-- begin Input material --

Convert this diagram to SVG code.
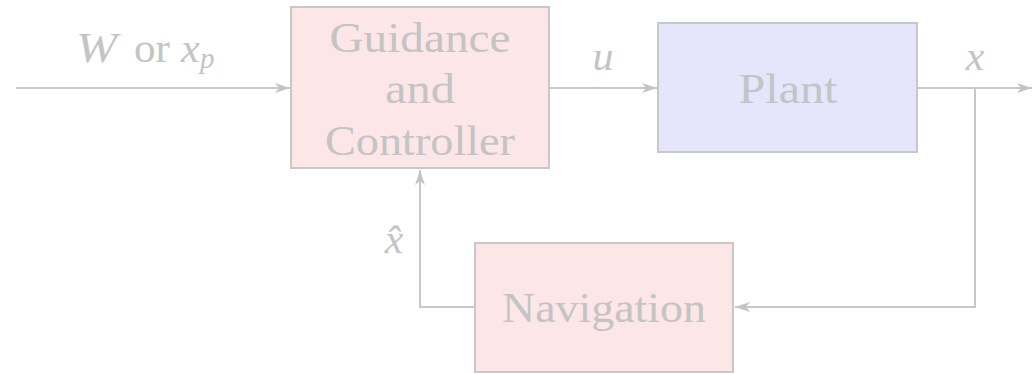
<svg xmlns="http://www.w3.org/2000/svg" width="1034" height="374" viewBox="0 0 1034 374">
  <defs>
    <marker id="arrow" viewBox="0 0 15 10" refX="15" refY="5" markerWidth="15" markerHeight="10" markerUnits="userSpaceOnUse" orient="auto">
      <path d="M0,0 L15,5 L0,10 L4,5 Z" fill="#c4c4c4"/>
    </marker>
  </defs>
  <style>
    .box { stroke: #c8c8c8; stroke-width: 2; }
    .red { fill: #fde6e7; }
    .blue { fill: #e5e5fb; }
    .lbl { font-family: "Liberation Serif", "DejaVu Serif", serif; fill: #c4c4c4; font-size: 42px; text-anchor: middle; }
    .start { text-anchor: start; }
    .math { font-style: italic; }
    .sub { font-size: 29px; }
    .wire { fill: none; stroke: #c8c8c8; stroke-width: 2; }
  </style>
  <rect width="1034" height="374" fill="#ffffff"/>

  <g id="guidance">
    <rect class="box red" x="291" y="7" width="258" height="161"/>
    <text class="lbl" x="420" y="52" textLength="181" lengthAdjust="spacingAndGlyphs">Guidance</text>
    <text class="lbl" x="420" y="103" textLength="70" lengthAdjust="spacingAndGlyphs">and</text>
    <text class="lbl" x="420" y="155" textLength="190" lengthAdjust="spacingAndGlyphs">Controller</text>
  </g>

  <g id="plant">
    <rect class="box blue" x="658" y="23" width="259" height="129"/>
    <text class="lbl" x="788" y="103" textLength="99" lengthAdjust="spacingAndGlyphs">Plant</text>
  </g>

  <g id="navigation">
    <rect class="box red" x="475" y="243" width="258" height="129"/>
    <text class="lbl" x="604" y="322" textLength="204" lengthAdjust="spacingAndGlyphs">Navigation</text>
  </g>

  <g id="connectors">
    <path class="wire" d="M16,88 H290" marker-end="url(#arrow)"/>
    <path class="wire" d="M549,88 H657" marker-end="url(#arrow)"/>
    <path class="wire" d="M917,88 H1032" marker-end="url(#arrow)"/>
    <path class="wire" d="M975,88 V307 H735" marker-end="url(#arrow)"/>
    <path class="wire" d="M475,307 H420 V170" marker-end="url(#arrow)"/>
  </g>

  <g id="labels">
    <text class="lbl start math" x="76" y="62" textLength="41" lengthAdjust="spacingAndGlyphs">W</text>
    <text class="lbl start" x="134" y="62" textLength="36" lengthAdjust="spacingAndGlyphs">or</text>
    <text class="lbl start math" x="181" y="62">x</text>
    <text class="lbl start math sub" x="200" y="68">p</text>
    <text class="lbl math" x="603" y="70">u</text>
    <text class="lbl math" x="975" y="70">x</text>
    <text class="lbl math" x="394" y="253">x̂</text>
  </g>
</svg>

-- end Input material --
-- begin Input material --

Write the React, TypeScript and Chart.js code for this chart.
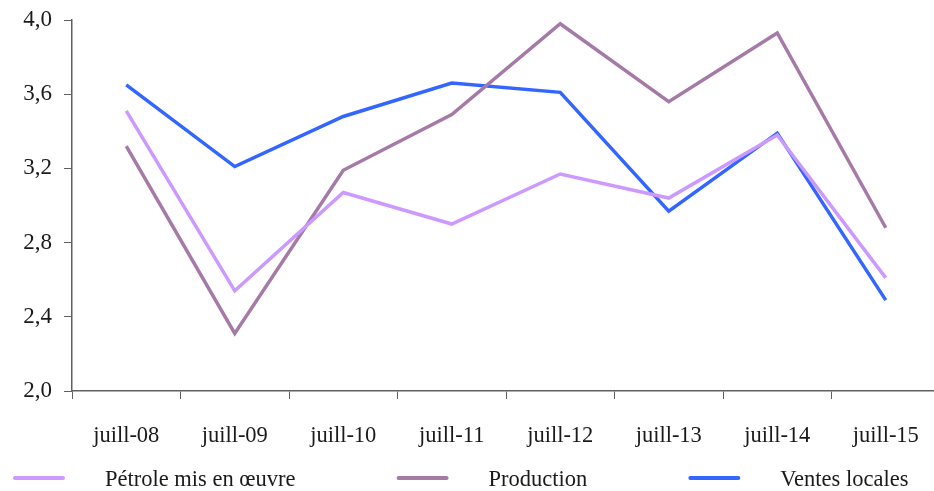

-- end Input material --

_Required work_
Among the entries above, identify all lines with "this" and copy them.

_Answer in full_
Convert this diagram to SVG code.
Write the React, TypeScript and Chart.js code for this chart.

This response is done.